The key point in understanding the AI ‘arms race’ is that it is layered atop, rather than distinct from, existing power structures and mechanisms in the global order.
A recent report suggests that the concentration of AI resources—computing power, major companies investing in AI research, universities with significant computer science departments—in the existing superpowers makes it unlikely that AI will allow any middle powers to ‘leapfrog’ onto the top table on the basis of artificial intelligence. Nor do any major powers seem to be hedging against AI: the Chinese government has long been heavily invested in AI and autonomous technologies, viewing advancement in these fields as key to achieving its geopolitical goals. The U.S. government has generally taken a similar position, and the Trump administration was particularly forceful in giving major investors in AI central roles in government, while indicating a desire to rebalance defence spending away from traditional military hardware towards emerging technology. Even smaller powers are betting heavily on AI—the UK government, for example, recently outlined a plan to ‘unleash AI’ across government.
In short, governments that see themselves as engaged in geopolitical competition at some level all appear to be betting that AI will enable them to improve their relative positions. However, given the concentration of resources and the nature of AI development, there seems to be limited chance that AI might allow smaller powers to ‘leapfrog’ their way to greater influence. More likely, the two major powers will set the conditions around AI development and use, with which smaller countries will largely have to contend—though the presence of specific smaller states in crucial parts of the supply chain (as Taiwan is with semiconductors) could create bottlenecks and sharpen competition. AI might also, in specific circumstances, hyper-empower nonstate armed groups: its ability to generate malicious computer code, aid in the development of novel biological weapons, and provide a cheap alternative to guided munitions—once solely the preserve of superpower militaries—injects an element of instability and profound unpredictability into geopolitics.

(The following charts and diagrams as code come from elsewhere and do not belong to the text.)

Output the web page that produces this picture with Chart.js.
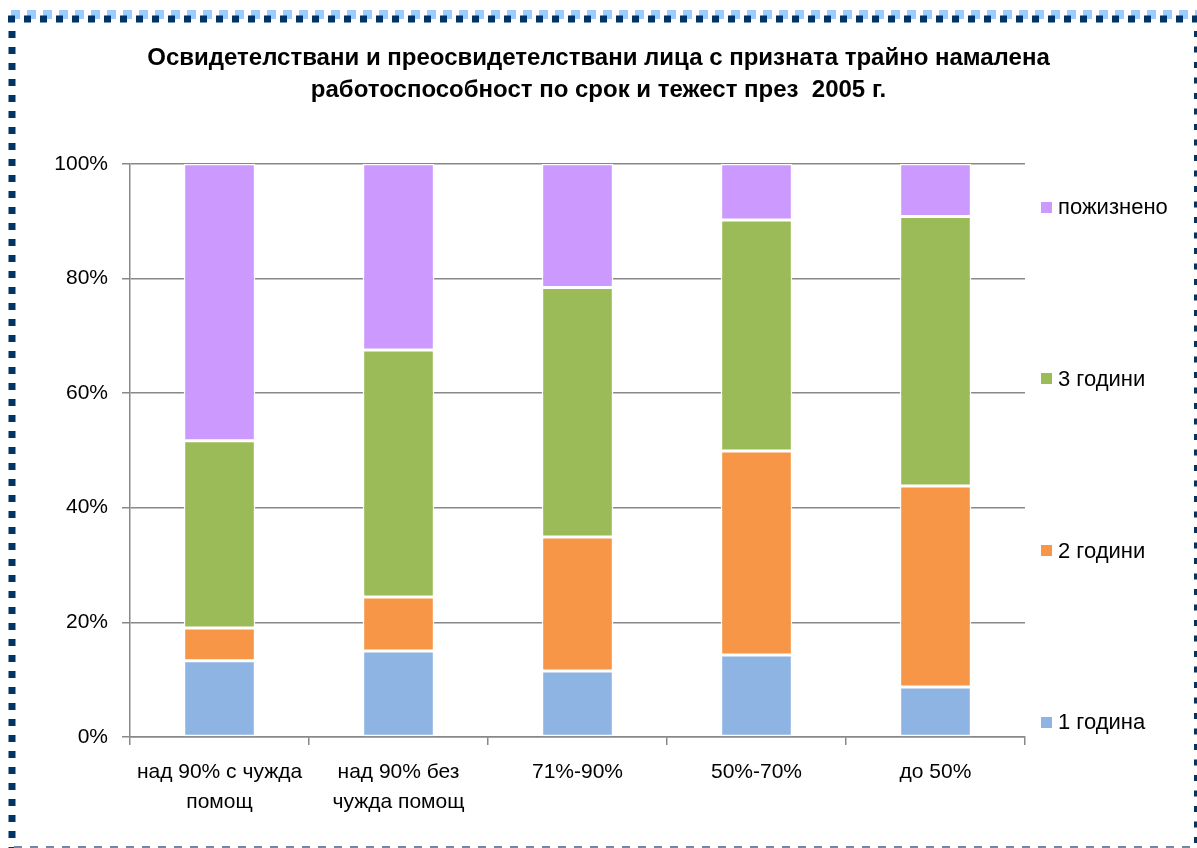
<!DOCTYPE html>
<html>
<head>
<meta charset="utf-8">
<script src="https://cdn.jsdelivr.net/npm/chart.js@4"></script>
<style>
  html, body { margin: 0; padding: 0; background: #fff; }
  #wrap { position: relative; width: 1197px; height: 848px; }
  #legend { position: absolute; left: 1041px; top: 196px; margin: 0; padding: 0; list-style: none;
            font: 22px "Liberation Sans", Arial, sans-serif; color: #000; }
  #legend li { height: 22px; line-height: 22px; margin-bottom: 149.8px; display: flex; align-items: center; }
  #legend span.box { display: inline-block; width: 11px; height: 11px; margin-right: 6px; }
</style>
</head>
<body>
<div id="wrap">
  <canvas id="chart" width="1197" height="848"></canvas>
  <ul id="legend"></ul>
</div>
<script>
const categories = [
  ['над 90% с чужда', 'помощ'],
  ['над 90% без', 'чужда помощ'],
  '71%-90%',
  '50%-70%',
  'до 50%'
];
const seriesNames = ['1 година', '2 години', '3 години', 'пожизнено'];
const oneYear = [13.3, 15.0, 11.5, 14.3, 8.7];
const twoYears = [5.7, 9.4, 23.4, 35.6, 35.1];
const threeYears = [32.7, 43.1, 43.5, 40.3, 47.0];
const lifelong = [48.3, 32.5, 21.6, 9.8, 9.2];
const colors = ['#8EB4E3', '#F79646', '#9BBB59', '#CC99FF'];
const yTicks = [0, 20, 40, 60, 80, 100];

const font = '"Liberation Sans", Arial, sans-serif';
const gridColor = '#888888';

// dashed frame around the picture
const framePlugin = {
  id: 'frame',
  beforeDraw(chart) {
    const ctx = chart.ctx;
    ctx.save();
    // light blue band on top
    ctx.strokeStyle = '#99CCFF';
    ctx.lineWidth = 9;
    ctx.setLineDash([9, 7]);
    ctx.beginPath(); ctx.moveTo(11, 14.5); ctx.lineTo(1197, 14.5); ctx.stroke();
    // dark squares top, left, right
    ctx.strokeStyle = '#003366';
    ctx.lineWidth = 7;
    ctx.setLineDash([7, 9]);
    ctx.beginPath(); ctx.moveTo(8, 19); ctx.lineTo(1197, 19); ctx.stroke();
    ctx.beginPath(); ctx.moveTo(12, 31); ctx.lineTo(12, 848); ctx.stroke();
    ctx.lineWidth = 6;
    ctx.setLineDash([6, 9.5]);
    ctx.beginPath(); ctx.moveTo(1197, 31); ctx.lineTo(1197, 848); ctx.stroke();
    // thin bottom line
    ctx.strokeStyle = '#7088A4';
    ctx.lineWidth = 2;
    ctx.setLineDash([8, 8]);
    ctx.beginPath(); ctx.moveTo(14, 847); ctx.lineTo(1190, 847); ctx.stroke();
    ctx.restore();
  }
};

const data = [oneYear, twoYears, threeYears, lifelong];
const chart = new Chart(document.getElementById('chart'), {
  type: 'bar',
  data: {
    labels: categories,
    datasets: data.map((d, i) => ({
      label: seriesNames[i],
      data: d,
      backgroundColor: colors[i],
      borderColor: '#ffffff',
      borderWidth: 1.5,
      borderSkipped: false,
      categoryPercentage: 1,
      barPercentage: 0.4
    }))
  },
  options: {
    responsive: false,
    animation: false,
    layout: { padding: { top: 42, right: 0, bottom: 19, left: 0 } },
    plugins: {
      legend: { display: false },
      tooltip: { enabled: false },
      title: {
        display: true,
        text: ['Освидетелствани и преосвидетелствани лица с призната трайно намалена',
               'работоспособност по срок и тежест през  2005 г.'],
        color: '#000',
        font: { family: font, size: 24, weight: 'bold', lineHeight: 1.35 },
        padding: { top: 0, bottom: 57 }
      }
    },
    scales: {
      x: {
        stacked: true,
        grid: { display: true, drawOnChartArea: false, offset: true, tickLength: 8, color: gridColor, lineWidth: 1.5 },
        border: { color: gridColor, width: 1.5 },
        ticks: { color: '#000', font: { family: font, size: 21, lineHeight: 1.43 }, padding: 12, maxRotation: 0 }
      },
      y: {
        stacked: true,
        min: 0,
        max: 100,
        afterBuildTicks(scale) { scale.ticks = yTicks.map(v => ({ value: v })); },
        afterFit(scale) { scale.width = 130; },
        grid: { color: gridColor, lineWidth: 1.5, tickLength: 8 },
        border: { color: gridColor, width: 1.5 },
        ticks: { color: '#000', font: { family: font, size: 21 }, padding: 14, callback: v => v + '%' }
      },
      // empty right-hand column that holds the legend space
      legendSpace: {
        position: 'right',
        display: true,
        grid: { display: false },
        border: { display: false },
        ticks: { display: false },
        afterFit(scale) { scale.width = 172; }
      }
    }
  },
  plugins: [framePlugin]
});

// legend, reversed like the reference
const legend = document.getElementById('legend');
chart.data.datasets.slice().reverse().forEach(ds => {
  const li = document.createElement('li');
  const box = document.createElement('span');
  box.className = 'box';
  box.style.background = ds.backgroundColor;
  li.appendChild(box);
  li.appendChild(document.createTextNode(ds.label));
  legend.appendChild(li);
});
</script>
</body>
</html>
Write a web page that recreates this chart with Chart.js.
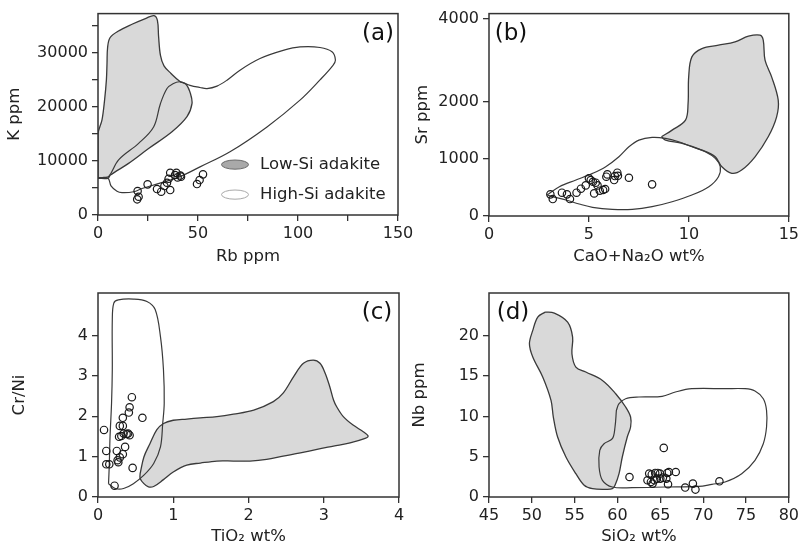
<!DOCTYPE html>
<html><head><meta charset="utf-8">
<script src="https://cdn.jsdelivr.net/npm/chart.js@4"></script>
<style>
html,body{margin:0;padding:0;background:#fff;}
#wrap{position:relative;width:802px;height:550px;background:#fff;}
canvas{position:absolute;left:0;top:0;}
</style></head><body>
<div id="wrap">
<canvas id="ca" width="802" height="550"></canvas>
<canvas id="cb" width="802" height="550"></canvas>
<canvas id="cc" width="802" height="550"></canvas>
<canvas id="cd" width="802" height="550"></canvas>
</div>
<script>
// ---------- DATA ----------
const seriesLabels = ['Samples', 'High-Si adakite', 'Low-Si adakite'];

// (a) Rb ppm vs K ppm
const aSamples = [[19.8,4435],[20.3,3380],[19.6,2900],[24.8,5670],[29.5,4800],[31.6,4310],[33.2,5360],[34.5,5970],[35.3,6700],[36.1,7820],[36.1,4620],[38.5,7400],[39.2,7800],[39.8,6960],[41.2,7300],[41.5,7100],[49.5,5730],[50.8,6470],[52.5,7520]];
const aHighSi = [[0,6900],[5,6800],[6.5,5400],[9.5,4400],[12,4150],[17.8,4300],[22,4900],[31,5900],[41,7100],[51,8900],[66,11700],[84.5,16300],[101,21250],[111,25000],[117.5,27700],[118.7,28700],[117,30200],[111,31000],[101,31100],[93,30500],[81,28950],[71,26800],[64.5,24950],[59.5,23850],[54.5,23400],[51,23600],[46,24000],[41,24650],[37.5,24300],[34.5,23400],[31.2,20600],[27.8,16300],[20.3,13250],[10.3,10200],[5.5,7200],[3,6950],[0,6900]];
const aLowSi = [[0,6800],[0,15000],[2,17600],[3.3,21300],[4.2,25000],[4.5,28000],[4.8,31000],[6,32800],[10,34000],[17,35300],[24,36400],[28,36900],[29.7,36000],[30.3,33000],[31.2,29600],[33,27600],[36.5,26200],[41,24700],[44,24200],[46.2,22500],[47,20600],[44.5,18200],[37,15400],[25.3,12300],[15.3,9550],[6.2,7400],[5,6800],[0,6800]];
const aXTicks = [0,25,50,75,100,125,150], aXLabels = [0,50,100,150];
const aYTicks = [0,5000,10000,15000,20000,25000,30000,35000], aYLabels = [0,10000,20000,30000];

// (b) CaO+Na2O wt% vs Sr ppm
const bSamples = [[3.07,379],[3.19,297],[3.65,408],[3.9,379],[4.05,297],[4.38,408],[4.6,478],[4.84,536],[5.09,630],[5.26,396],[5.34,583],[5.43,536],[5.54,443],[5.71,455],[5.81,472],[5.87,688],[5.92,729],[6.26,630],[6.3,700],[6.42,758],[6.45,705],[7.0,670],[8.16,554],[5.0,660],[5.2,600]];
const bHighSi = [[2.91,367],[3.52,513],[4.35,630],[5.18,746],[5.84,863],[6.5,1038],[7.0,1213],[7.5,1329],[8.16,1376],[8.83,1359],[9.49,1300],[10.15,1213],[10.82,1125],[11.32,1009],[11.57,863],[11.48,688],[11.0,513],[10.15,367],[9.16,250],[8.16,163],[7.17,117],[6.17,117],[5.18,152],[4.51,210],[3.85,280],[3.19,338],[2.91,367]];
const bLowSi = [[8.63,1387],[9.16,1504],[9.83,1679],[9.96,1971],[9.99,2600],[10.15,3080],[10.65,3280],[11.48,3360],[12.31,3440],[12.98,3576],[13.56,3600],[13.72,3480],[13.81,3000],[14.14,2600],[14.47,2040],[14.39,1737],[13.97,1387],[13.31,1037],[12.64,805],[12.15,747],[11.65,862],[11.32,1037],[10.65,1155],[9.66,1272],[8.83,1329],[8.63,1387]];
const bXTicks = [0,5,10,15];
const bYTicks = [0,1000,2000,4000];

// (c) TiO2 wt% vs Cr/Ni
const cSamples = [[0.45,2.47],[0.42,2.22],[0.41,2.09],[0.33,1.96],[0.59,1.96],[0.08,1.66],[0.29,1.76],[0.33,1.76],[0.31,1.51],[0.34,1.57],[0.38,1.56],[0.4,1.57],[0.42,1.53],[0.36,1.24],[0.11,1.14],[0.25,1.14],[0.33,1.06],[0.29,0.98],[0.26,0.91],[0.11,0.81],[0.15,0.81],[0.27,0.86],[0.46,0.72],[0.22,0.28],[0.28,1.49]];
const cHighSi = [[0.14,0.33],[0.15,0.8],[0.16,1.49],[0.18,2.32],[0.19,3.15],[0.19,4.39],[0.21,4.8],[0.27,4.88],[0.47,4.9],[0.65,4.84],[0.76,4.64],[0.83,3.97],[0.87,3.15],[0.88,2.32],[0.86,1.82],[0.83,1.24],[0.74,0.83],[0.61,0.54],[0.47,0.33],[0.34,0.21],[0.23,0.21],[0.14,0.33]];
const cLowSi = [[0.56,0.58],[0.61,0.99],[0.69,1.32],[0.78,1.66],[0.87,1.82],[1.0,1.9],[1.18,1.93],[1.36,1.96],[1.58,1.99],[1.8,2.05],[2.07,2.15],[2.33,2.36],[2.46,2.57],[2.6,2.98],[2.73,3.31],[2.86,3.39],[2.95,3.31],[3.02,3.06],[3.08,2.73],[3.13,2.4],[3.17,2.24],[3.26,1.99],[3.39,1.78],[3.53,1.61],[3.59,1.51],[3.55,1.45],[3.35,1.34],[3.13,1.26],[2.91,1.18],[2.69,1.09],[2.46,1.01],[2.24,0.93],[2.02,0.89],[1.8,0.89],[1.58,0.89],[1.36,0.84],[1.18,0.79],[1.0,0.62],[0.87,0.43],[0.74,0.26],[0.67,0.25],[0.61,0.33],[0.56,0.46],[0.56,0.58]];
const cXTicks = [0,1,2,3,4];
const cYTicks = [0,1,2,3,4];

// (d) SiO2 wt% vs Nb ppm
const dSamples = [[61.4,2.48],[65.4,6.09],[63.7,2.9],[64.0,2.8],[64.4,2.98],[64.7,2.98],[64.95,2.9],[65.8,2.98],[66.0,3.1],[66.8,3.1],[63.5,2.07],[63.9,1.87],[64.3,2.07],[64.6,2.28],[65.0,2.28],[65.3,2.4],[65.7,2.28],[65.9,1.58],[64.1,1.66],[67.9,1.17],[68.8,1.66],[69.1,0.92],[71.9,1.95]];
const dHighSi = [[59.87,10.74],[60.18,11.57],[60.95,12.19],[62.5,12.4],[65.21,12.48],[66.76,13.02],[68.69,13.43],[72.56,13.43],[74.89,13.43],[76.05,13.14],[77.02,12.19],[77.4,10.74],[77.4,8.68],[77.02,6.61],[76.05,4.55],[74.5,2.89],[72.56,1.86],[71.02,1.57],[69.47,1.32],[65.6,1.24],[61.72,1.16],[59.4,1.24],[58.24,2.07],[57.85,3.72],[57.93,5.79],[58.43,6.61],[59.4,7.23],[59.71,8.68],[59.87,10.74]];
const dLowSi = [[51.54,22.93],[52.63,22.81],[54.18,21.69],[54.76,19.83],[54.68,17.77],[55.14,16.12],[56.3,15.5],[58.24,14.46],[59.79,12.81],[60.95,11.16],[61.53,9.92],[61.53,8.68],[61.14,7.44],[60.56,4.96],[60.18,2.89],[59.71,1.45],[59.4,1.03],[58.63,0.95],[57.08,1.03],[56.11,1.45],[55.14,2.89],[53.98,4.96],[53.01,7.44],[52.51,9.92],[52.24,11.98],[51.27,14.88],[50.11,17.36],[49.72,19.01],[50.11,20.66],[50.69,22.31],[51.54,22.93]];
const dXTicks = [45,50,55,60,65,70,75,80];
const dYTicks = [0,5,10,15,20];

// ---------- STYLE ----------
const FONT = 'DejaVu Sans';
Chart.defaults.font.family = FONT;
Chart.defaults.font.size = 16;
Chart.defaults.color = '#222';
const LINE = '#3a3a3a', FILL = '#d9d9d9', AXIS = '#333';

// Piecewise-linear value scale for panel (b), whose Sr axis is compressed above 2000.
const bBreaks = { values: [0, 2000, 4000], fractions: [0, 0.564, 0.975] };
class BrokenLinearScale extends Chart.LinearScale {
  _toFrac(v) {
    const V = bBreaks.values, F = bBreaks.fractions;
    let i = 0;
    while (i < V.length - 2 && v > V[i + 1]) i++;
    return F[i] + (v - V[i]) * (F[i + 1] - F[i]) / (V[i + 1] - V[i]);
  }
  _fromFrac(f) {
    const V = bBreaks.values, F = bBreaks.fractions;
    let i = 0;
    while (i < F.length - 2 && f > F[i + 1]) i++;
    return V[i] + (f - F[i]) * (V[i + 1] - V[i]) / (F[i + 1] - F[i]);
  }
  getPixelForValue(value) {
    if (value === null || value === undefined || isNaN(value)) return NaN;
    const f0 = this._toFrac(this.min), f1 = this._toFrac(this.max);
    return this.getPixelForDecimal((this._toFrac(value) - f0) / (f1 - f0));
  }
  getValueForPixel(pixel) {
    const f0 = this._toFrac(this.min), f1 = this._toFrac(this.max);
    return this._fromFrac(f0 + this.getDecimalForPixel(pixel) * (f1 - f0));
  }
}
BrokenLinearScale.id = 'brokenLinear';
BrokenLinearScale.defaults = Chart.LinearScale.defaults;
Chart.register(BrokenLinearScale);

const framePlugin = {
  id: 'frame',
  afterDatasetsDraw(chart, args, o) {
    const { ctx, chartArea: { left, top, right, bottom } } = chart;
    ctx.save();
    ctx.strokeStyle = AXIS; ctx.lineWidth = 1.5;
    ctx.strokeRect(left, top, right - left, bottom - top);
    ctx.fillStyle = '#111';
    ctx.font = '23px "' + FONT + '"';
    ctx.textBaseline = 'middle'; ctx.textAlign = 'center';
    const x = o.side === 'right' ? right + o.dx : left + o.dx;
    ctx.fillText(o.label, x, top + o.dy);
    ctx.restore();
  }
};

const legendPlugin = {
  id: 'ellLegend',
  afterDatasetsDraw(chart, args, o) {
    if (!o.show) return;
    const { ctx, chartArea: { left, top } } = chart;
    ctx.save();
    ctx.font = '16.5px "' + FONT + '"';
    ctx.textBaseline = 'middle'; ctx.textAlign = 'left';
    const items = [
      { label: chart.data.datasets[2].label, fill: '#a9a9a9', stroke: '#6a6a6a' },
      { label: chart.data.datasets[1].label, fill: '#ffffff', stroke: '#a8a8a8' }
    ];
    items.forEach((it, i) => {
      const cx = left + o.x, cy = top + o.y + i * o.gap;
      ctx.beginPath();
      ctx.ellipse(cx, cy, 13.5, 4.6, 0, 0, Math.PI * 2);
      ctx.fillStyle = it.fill; ctx.fill();
      ctx.lineWidth = 1; ctx.strokeStyle = it.stroke; ctx.stroke();
      ctx.fillStyle = '#222';
      ctx.fillText(it.label, cx + 25, cy);
    });
    ctx.restore();
  }
};

const toXY = arr => arr.map(p => ({ x: p[0], y: p[1] }));

function makePanel(id, p) {
  const tickCb = labels => v => (labels ? (labels.includes(v) ? String(v) : '') : String(v));
  const grid = { drawOnChartArea: false, drawTicks: true, tickLength: 6, color: AXIS, lineWidth: 1.3 };
  return new Chart(document.getElementById(id), {
    type: 'scatter',
    data: {
      datasets: [
        { label: seriesLabels[0], data: toXY(p.samples), showLine: false, pointRadius: 3.7, pointBorderWidth: 1.2,
          pointBackgroundColor: 'rgba(0,0,0,0)', pointBorderColor: '#1a1a1a' },
        { label: seriesLabels[1], data: toXY(p.high), showLine: true, fill: false, tension: 0.35,
          borderColor: LINE, borderWidth: 1.2, pointRadius: 0 },
        { label: seriesLabels[2], data: toXY(p.low), showLine: true, fill: 'shape', tension: 0.35,
          backgroundColor: FILL, borderColor: LINE, borderWidth: 1.3, pointRadius: 0 }
      ]
    },
    options: {
      responsive: false, animation: false, devicePixelRatio: 1,
      layout: { autoPadding: false, padding: p.pad },
      plugins: {
        legend: { display: false }, tooltip: { enabled: false },
        frame: p.frame, ellLegend: p.legend || { show: false }
      },
      scales: {
        x: {
          type: 'linear', position: 'bottom', min: p.xr[0], max: p.xr[1],
          afterFit: s => { s.height = p.xh; },
          afterBuildTicks: s => { s.ticks = p.xt.map(v => ({ value: v })); },
          ticks: { autoSkip: false, maxRotation: 0, padding: 3, callback: tickCb(p.xl) },
          grid, border: { display: false },
          title: { display: true, text: p.xtitle, font: { size: 16.5 }, padding: { top: 0, bottom: p.xtp } }
        },
        y: {
          type: p.ytype || 'linear', position: 'left', min: p.yr[0], max: p.yr[1],
          afterFit: s => { s.width = p.yw; },
          afterBuildTicks: s => { s.ticks = p.yt.map(v => ({ value: v })); },
          ticks: { autoSkip: false, padding: 4, callback: tickCb(p.yl) },
          grid, border: { display: false },
          title: { display: true, text: p.ytitle, font: { size: 16.5 }, padding: { top: p.ytp, bottom: 0 } }
        }
      }
    },
    plugins: [framePlugin, legendPlugin]
  });
}

makePanel('ca', {
  samples: aSamples, high: aHighSi, low: aLowSi,
  xr: [0, 150], yr: [0, 37270], xt: aXTicks, xl: aXLabels, yt: aYTicks, yl: aYLabels,
  xtitle: 'Rb ppm', ytitle: 'K ppm',
  pad: { left: 0, right: 404, top: 13, bottom: 275 }, xh: 60, yw: 98, xtp: 8, ytp: 5,
  frame: { label: '(a)', side: 'right', dx: -20, dy: 20 },
  legend: { show: true, x: 137, y: 151, gap: 30 }
});
makePanel('cb', {
  samples: bSamples, high: bHighSi, low: bLowSi, ytype: 'brokenLinear',
  xr: [0, 15], yr: [0, 4120], xt: bXTicks, yt: bYTicks,
  xtitle: 'CaO+Na\u2082O wt%', ytitle: 'Sr ppm',
  pad: { left: 401, right: 11, top: 13, bottom: 275 }, xh: 59, yw: 88, xtp: 8, ytp: 12,
  frame: { label: '(b)', side: 'left', dx: 22, dy: 20 }
});
makePanel('cc', {
  samples: cSamples, high: cHighSi, low: cLowSi,
  xr: [0, 4], yr: [0, 5.05], xt: cXTicks, yt: cYTicks,
  xtitle: 'TiO\u2082 wt%', ytitle: 'Cr/Ni',
  pad: { left: 0, right: 403, top: 293, bottom: 0 }, xh: 53, yw: 98, xtp: 3, ytp: 10,
  frame: { label: '(c)', side: 'right', dx: -22, dy: 20 }
});
makePanel('cd', {
  samples: dSamples, high: dHighSi, low: dLowSi,
  xr: [45, 80], yr: [0, 25.3], xt: dXTicks, yt: dYTicks,
  xtitle: 'SiO\u2082 wt%', ytitle: 'Nb ppm',
  pad: { left: 401, right: 11, top: 293, bottom: 0 }, xh: 53, yw: 88, xtp: 3, ytp: 9,
  frame: { label: '(d)', side: 'left', dx: 24, dy: 20 }
});
</script>
</body></html>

To return to the question of indirect effects, appreciating AI’s true capabilities helps us understand where it may impact geopolitics. Though estimates vary, we may be decades away from achieving true human-level intelligence (or longer). Nevertheless, if multinational corporations view AI agents as sufficiently sophisticated to handle the bulk of customer service tasks—and if they do not face significant consumer backlash for making this replacement—the resulting surge in unemployment in regions where providing cheap labour for customer service was once a mainstay could contribute to political unrest. A national army (or an armed nonstate actor) might acquire a new autonomous capability that provides a transformational tactical edge—or it might become overconfident, overextended, and ultimately overwhelmed. In short, AI may well transform geopolitics, but our willingness to believe in its transformative power may prove to be its greatest impact of all.